Thank you in advance for light and maybe some lemmas or theorems of reference that it is valuable (are when is valuable).
On
This notation is often difficult to make sense of. What, for instance, would it mean to differentiate $\sin(x)$ with respect to $\cos(x)$? To begin with, we must write $\sin(x)$ in terms of $\cos(x)$: $$ \sin(x)=\sqrt{1-\cos(x)^2} \, , $$ ignoring the $\pm$ signs that should be on the square root for now. This means that $$ \frac{d\sin(x)}{d\cos(x)}=\frac{d\sqrt{1-\cos(x)^2}}{d\cos(x)} \, . $$ But this is the same as $$ \frac{d}{du}\left(\sqrt{1-u^2}\right)\Biggr|_{u=\cos(x)} \, . $$ So every time you see $$ \frac{df(x)}{dg(x)} \, , $$ note that $f(x)=h(g(x))$ for some function $h$, and write $$ \frac{dh(g(x))}{dg(x)}=\frac{dh(u)}{du}\Biggr|_{u=g(x)} \, . $$ The $u$ is a dummy variable that can then be replaced by whatever function you are 'differentiating with respect to'. You can use $g(x)$ as a dummy variable, but it often leads to confusion, and is considered by many people to be poor style.
To give another example, let's consider the chain rule, $$ \frac{dy}{dx}=\frac{dy}{du} \cdot \frac{du}{dx} $$ Say $y=\sin(u)$, where $u=x^2$. Then, the chain rule appears to say $$ \frac{d}{dx}(\sin(x^2))=\frac{d}{dx^2}\left(\sin(x^2)\right) \cdot \frac{d}{dx}(2x) \, . $$ It seems difficult to parse the first term on the RHS. The easiest way to do this is to write it instead as $$ \frac{d}{du}(\sin(u)) \Biggr|_{u=x^2} \, . $$ However, we can also treat $x^2$ just as we would any other variable, and make sense of the term that way, too.

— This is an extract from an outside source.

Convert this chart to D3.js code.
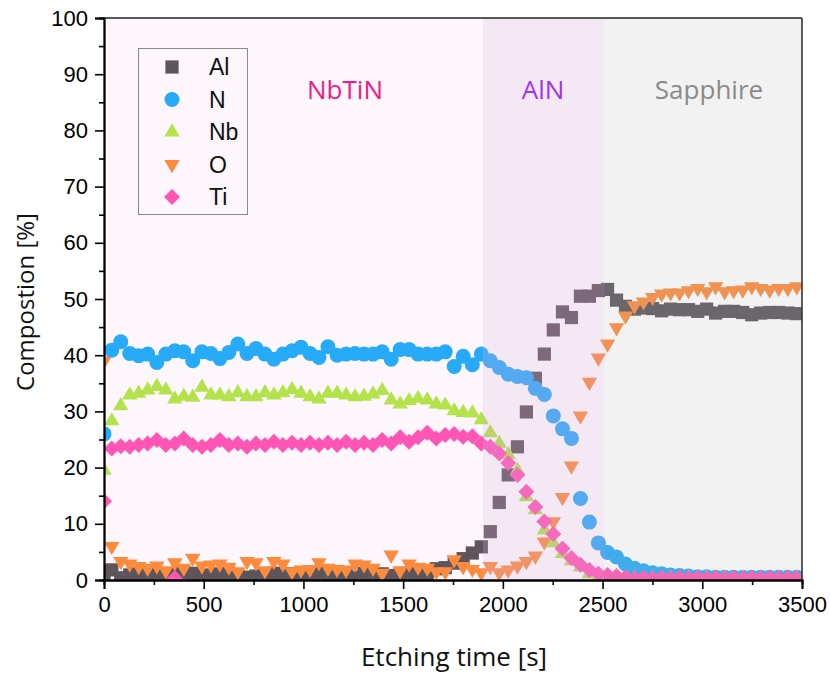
<!DOCTYPE html>
<html><head><meta charset="utf-8">
<script src="https://cdn.jsdelivr.net/npm/d3@7"></script>
<style>body{margin:0;background:#fff}svg{display:block}</style>
</head><body><svg id="c" width="830" height="675"></svg>
<script>
// ---- data ----
const times=[0,39,84,129,174,219,265,310,355,400,445,491,536,581,626,671,717,762,807,852,897,943,988,1033,1078,1123,1169,1214,1259,1304,1349,1395,1440,1485,1530,1575,1621,1666,1711,1756,1801,1847,1892,1937,1982,2027,2073,2118,2163,2208,2253,2299,2344,2389,2434,2479,2525,2570,2615,2660,2705,2751,2796,2841,2886,2931,2977,3022,3067,3112,3157,3203,3248,3293,3338,3383,3429,3474];
const alVals=[1.2,1.8,0.4,0.9,1.1,0.8,1.2,0.6,1.0,1.3,1.2,0.9,0.8,1.1,1.2,0.9,0.5,0.7,1.0,1.2,0.8,1.1,1.0,0.9,1.2,1.0,1.1,0.9,0.5,1.2,1.0,1.1,0.8,1.0,1.2,1.1,1.0,2.0,2.2,3.0,3.8,4.8,5.9,8.6,13.8,18.7,23.7,29.9,35.9,40.2,44.5,47.7,46.7,50.5,50.5,51.5,51.7,49.8,48.7,48.2,48.4,48.3,47.9,48.2,48.1,48.1,47.8,48.2,47.5,47.8,47.8,47.6,47.2,47.5,47.6,47.6,47.5,47.4];
const nVals=[26.0,40.9,42.4,40.3,39.9,40.2,38.7,40.2,40.8,40.6,39.0,40.6,40.3,39.4,40.5,42.0,40.3,41.2,40.2,39.3,40.2,40.8,41.4,40.3,39.6,41.5,40.0,40.2,40.3,40.2,40.2,40.6,39.3,41.0,41.0,40.2,40.2,40.2,40.6,38.0,39.8,38.3,40.2,39.0,37.8,36.6,36.2,36.0,34.1,33.0,29.2,26.9,25.2,14.5,10.3,6.6,4.9,4.1,2.85,2.1,1.65,1.3,1.1,0.9,0.8,0.7,0.6,0.6,0.5,0.5,0.5,0.5,0.5,0.5,0.5,0.5,0.5,0.5];
const nbVals=[19.5,28.3,31.0,32.9,33.2,33.8,34.4,33.8,32.2,32.7,32.5,34.3,32.9,32.9,32.6,33.3,32.6,32.6,33.3,32.9,33.3,33.9,33.2,32.6,32.2,33.2,33.2,32.9,32.6,32.7,33.1,33.7,32.0,31.3,31.9,32.3,32.0,31.3,31.1,30.1,29.8,29.7,28.5,26.2,24.3,22.3,19.5,14.8,12.5,8.9,6.6,4.7,3.4,2.3,1.1,0.6,0.4,0.3,0.3,0.3,0.3,0.3,0.3,0.3,0.3,0.3,0.3,0.3,0.3,0.3,0.3,0.3,0.3,0.3,0.3,0.3,0.3,0.3];
const oVals=[39.0,6.0,3.3,2.85,2.4,2.1,2.5,1.65,3.1,2.1,3.9,2.5,2.7,2.85,2.3,1.5,3.3,3.1,1.65,3.3,2.85,1.5,1.8,1.9,3.1,2.1,1.9,1.8,2.85,2.7,2.1,1.2,4.45,1.65,2.85,2.3,2.1,1.5,1.5,3.6,2.4,1.9,1.3,2.4,1.3,1.8,2.5,3.3,4.3,6.8,10.4,14.7,20.3,29.2,35.2,39.5,42.0,44.9,47.0,48.8,49.5,50.3,50.9,51.1,51.1,51.5,51.9,51.3,52.2,51.3,51.5,51.6,52.2,51.9,51.6,51.9,51.9,52.2];
const tiVals=[14.0,23.4,23.8,23.7,24.0,24.3,24.9,24.0,24.3,25.2,24.0,23.7,24.0,24.9,24.0,24.3,23.7,24.3,24.0,24.6,24.0,24.4,24.0,24.4,24.0,24.4,24.0,24.6,24.0,24.4,24.0,24.9,24.3,25.4,24.6,25.4,26.2,25.2,25.8,26.0,25.5,25.6,24.3,23.7,22.5,20.8,18.7,15.7,13.0,10.4,8.2,5.6,3.9,2.7,1.8,1.1,0.9,0.7,0.5,0.3,0.4,0.3,0.4,0.3,0.4,0.3,0.4,0.3,0.4,0.3,0.4,0.3,0.4,0.3,0.4,0.3,0.4,0.3];
const tiExtraTimes=[355];
const tiExtraVals=[0.3];
const seriesNames=["Al","N","Nb","O","Ti"];
const regionNames=["NbTiN","AlN","Sapphire"];
const regionStarts=[0,1900,2510];
const regionEnds=[1900,2510,3500];
const xTicks=[0,500,1000,1500,2000,2500,3000,3500];
const yTicks=[0,10,20,30,40,50,60,70,80,90,100];
const xMinor=[250,750,1250,1750,2250,2750,3250];
const yMinor=[5,15,25,35,45,55,65,75,85,95];

// ---- styles ----
const colors={Al:"#5c555c",N:"#27aaf8",Nb:"#b4e24a",O:"#fc8b3d",Ti:"#ff55b4"};
const shapes={
  Al:"M-6.6,-6.6h13.2v13.2h-13.2Z",
  N:"M-7.5,0a7.5,7.5 0 1,0 15,0a7.5,7.5 0 1,0 -15,0Z",
  Nb:"M0,-8.8L7.7,4.4L-7.7,4.4Z",
  O:"M0,8.8L7.7,-4.4L-7.7,-4.4Z",
  Ti:"M0,-8L8,0L0,8L-8,0Z"
};
const regionFill=["#fdf7fd","rgb(217,167,217)","rgb(181,181,181)"];
const regionOpacity=[1,0.26,0.175];
const regionText=["#ee1a88","#a035ee","#8a8a8a"];
const regionTextX=[345,543,709];

const svg=d3.select("#c");
const x=d3.scaleLinear().domain([0,3500]).range([104,802]);
const y=d3.scaleLinear().domain([0,100]).range([580,18]);

svg.append("defs").append("clipPath").attr("id","clip")
  .append("rect").attr("x",104).attr("y",18).attr("width",698).attr("height",562);

const plot=svg.append("g").attr("clip-path","url(#clip)");
plot.append("rect").attr("x",x(regionStarts[0])).attr("y",y(100))
  .attr("width",x(regionEnds[0])-x(regionStarts[0])).attr("height",y(0)-y(100))
  .attr("fill",regionFill[0]);

const valsBy={Al:alVals,N:nVals,Nb:nbVals,O:oVals,Ti:tiVals};
const order=["Al","O","N","Nb","Ti"];
order.forEach(name=>{
  const pts=times.map((t,i)=>({t,v:valsBy[name][i]}));
  if(name==="Ti") tiExtraTimes.forEach((t,i)=>pts.push({t,v:tiExtraVals[i]}));
  plot.append("g").selectAll("path").data(pts).join("path")
    .attr("d",shapes[name])
    .attr("transform",d=>`translate(${x(d.t)},${y(d.v)})`)
    .attr("fill",colors[name]);
});
for(let i=1;i<3;i++){
  plot.append("rect").attr("x",x(regionStarts[i])).attr("y",y(100))
    .attr("width",x(regionEnds[i])-x(regionStarts[i])).attr("height",y(0)-y(100))
    .attr("fill",regionFill[i]).attr("fill-opacity",regionOpacity[i]);
}
regionNames.forEach((n,i)=>{
  svg.append("text").attr("x",regionTextX[i]).attr("y",99)
    .attr("text-anchor","middle").attr("fill",regionText[i])
    .style("font-family","'Open Sans',sans-serif").style("font-size","26px").text(n);
});

svg.append("line").attr("x1",104).attr("x2",802).attr("y1",18).attr("y2",18).attr("stroke","#222").attr("stroke-width",1.6);
svg.append("line").attr("x1",802).attr("x2",802).attr("y1",18).attr("y2",580).attr("stroke","#333").attr("stroke-width",1.6);

const tickFont="'Liberation Sans',Arial,sans-serif";
const ax=svg.append("g").attr("transform","translate(0,580)")
  .call(d3.axisBottom(x).tickValues(xTicks).tickSize(9).tickPadding(7).tickFormat(d3.format("d")));
const axm=svg.append("g").attr("transform","translate(0,580)")
  .call(d3.axisBottom(x).tickValues(xMinor).tickSize(5).tickFormat(""));
const ay=svg.append("g").attr("transform","translate(104,0)")
  .call(d3.axisLeft(y).tickValues(yTicks).tickSize(9).tickPadding(7).tickFormat(d3.format("d")));
const aym=svg.append("g").attr("transform","translate(104,0)")
  .call(d3.axisLeft(y).tickValues(yMinor).tickSize(5).tickFormat(""));
[ax,axm,ay,aym].forEach(g=>{
  g.selectAll("path.domain").attr("stroke","#000").attr("stroke-width",1.8);
  g.selectAll(".tick line").attr("stroke","#000").attr("stroke-width",1.6);
  g.selectAll("text").attr("fill","#000").style("font-family",tickFont).style("font-size","22px");
});

svg.append("text").attr("x",454).attr("y",666).attr("text-anchor","middle")
  .style("font-family","'Open Sans',sans-serif").style("font-size","26px").attr("fill","#111").text("Etching time [s]");
svg.append("text").attr("transform","translate(34,302) rotate(-90)").attr("text-anchor","middle")
  .style("font-family","'Open Sans',sans-serif").style("font-size","24px").attr("fill","#111").text("Compostion [%]");

const lg=svg.append("g");
lg.append("rect").attr("x",138.5).attr("y",48.5).attr("width",109).attr("height",166)
  .attr("fill","none").attr("stroke","#8a8a8a").attr("stroke-width",1);
seriesNames.forEach((n,i)=>{
  const yy=67+i*32.5;
  lg.append("path").attr("d",shapes[n]).attr("transform",`translate(172,${yy})`).attr("fill",colors[n]);
  lg.append("text").attr("x",209).attr("y",yy+8).style("font-family",tickFont).style("font-size","23px").attr("fill","#111").text(n);
});
</script></body></html>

I have ranted numerous times on this site about that horrendous notation. It really means nothing and can be very misleading. I would suggest you write $$\frac{df}{dx} = af(x)g(x) = -\frac ab f(x)\frac{dg}{dx},$$ and then divide by $f(x)$ to get $$\frac1{f(x)}\frac{df}{dx} = -\frac ab \frac{dg}{dx}.$$ Now integrate both sides (with respect to $x$) and you get $$\ln |f(x)| = -\frac ab g(x) + c.$$ [You could write the previous equation as $\frac{df}f = -\frac ab dg$, and then you get where your textbook should end up.]